[start AVAILABLE DATA]
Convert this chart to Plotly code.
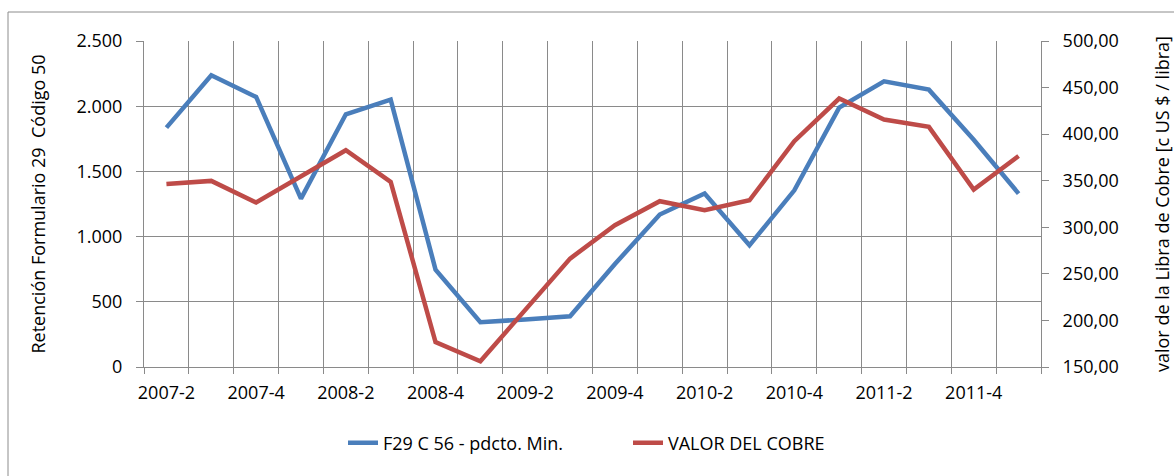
import plotly.graph_objects as go

categories = ["2007-2", "2007-3", "2007-4", "2008-1", "2008-2", "2008-3", "2008-4",
              "2009-1", "2009-2", "2009-3", "2009-4", "2010-1", "2010-2", "2010-3",
              "2010-4", "2011-1", "2011-2", "2011-3", "2011-4", "2012-1"]
retencion = [1836, 2237, 2071, 1291, 1938, 2050, 747, 343, 365, 389, 790, 1169,
             1330, 933, 1355, 1989, 2191, 2127, 1742, 1330]
valor_cobre = [346.5, 349.8, 326.6, 354.5, 382.7, 348.7, 176.8, 156.1, 212.0, 266.4,
               302.2, 328.0, 318.3, 329.0, 392.4, 438.2, 415.7, 407.8, 340.5, 376.6]
tick_text = [c if i % 2 == 0 else "" for i, c in enumerate(categories)]

name_blue = "F29 C 56 - pdcto. Min."
name_red = "VALOR DEL COBRE"

FONT = "Open Sans"
FS = 18
GRID = "#8a8a8a"

fig = go.Figure()
fig.add_trace(go.Scatter(x=categories, y=retencion, name=name_blue, mode="lines",
                         line=dict(color="#4a7ebb", width=4.5)))
fig.add_trace(go.Scatter(x=categories, y=valor_cobre, name=name_red, mode="lines",
                         yaxis="y2", line=dict(color="#be4b48", width=4.5)))

L, R, T, B = 144, 133, 41, 109
W, H = 1174, 476
pw, ph = W - L - R, H - T - B

def px_x(x):
    return (x - L) / pw

def px_y(y):
    return (H - B - y) / ph

fig.update_layout(
    width=W, height=H,
    margin=dict(l=L, r=R, t=T, b=B, autoexpand=False),
    paper_bgcolor="white", plot_bgcolor="white",
    separators=",.",
    font=dict(family=FONT, size=FS, color="#000000"),
    showlegend=True,
    legend=dict(orientation="h", x=px_x(343), xanchor="left", y=px_y(443), yanchor="middle",
                font=dict(size=FS), entrywidth=240, entrywidthmode="pixels",
                tracegroupgap=0),
    xaxis=dict(type="category", range=[-0.5, len(categories) - 0.5], automargin=False,
               tickmode="array", tickvals=categories, ticktext=tick_text,
               tickson="boundaries", showgrid=True, gridcolor=GRID, gridwidth=1,
               showline=True, linecolor=GRID, linewidth=1, ticks="outside",
               ticklen=6, tickcolor=GRID, tickangle=0, ticklabelstandoff=9,
               tickfont=dict(size=FS), zeroline=False),
    yaxis=dict(range=[0, 2500], tickmode="linear", tick0=0, dtick=500, tickformat=",d",
               automargin=False,
               showgrid=True, gridcolor=GRID, gridwidth=1, showline=True, linecolor=GRID,
               linewidth=1, ticks="outside", ticklen=7, tickcolor=GRID, zeroline=False,
               ticklabelstandoff=10, tickfont=dict(size=FS),
               title=dict(text="Retención Formulario 29  Código 50", font=dict(size=FS),
                          standoff=26)),
    yaxis2=dict(range=[150, 500], tickmode="linear", tick0=150, dtick=50, tickformat=",.2f",
                automargin=False,
                overlaying="y", side="right", showgrid=False, showline=True, linecolor=GRID,
                linewidth=1, ticks="outside", ticklen=7, tickcolor=GRID, zeroline=False,
                ticklabelstandoff=10, tickfont=dict(size=FS),
                title=dict(text="valor de la Libra de Cobre [c US $ / libra]",
                           font=dict(size=FS), standoff=45)),
)

# outer chart border (top and left edges visible in the reference)
fig.add_shape(type="line", xref="paper", yref="paper", x0=px_x(8), x1=px_x(W + 5),
              y0=px_y(12), y1=px_y(12), line=dict(color="#8c8c8c", width=1))
fig.add_shape(type="line", xref="paper", yref="paper", x0=px_x(8), x1=px_x(8),
              y0=px_y(12), y1=px_y(H + 5), line=dict(color="#8c8c8c", width=1))

fig.write_html("out.html", config={"displayModeBar": False},
               post_script="document.body.style.margin='0';document.body.style.overflow='hidden';")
[end AVAILABLE DATA]
◆ GOAL:
Leave out the pictures, then repeat the listing above exactly from its first line to the line with "import plotly.graph_objects as go", inclusive.

◆ FINISHED EXERCISE:
Convert this chart to Plotly code.
import plotly.graph_objects as go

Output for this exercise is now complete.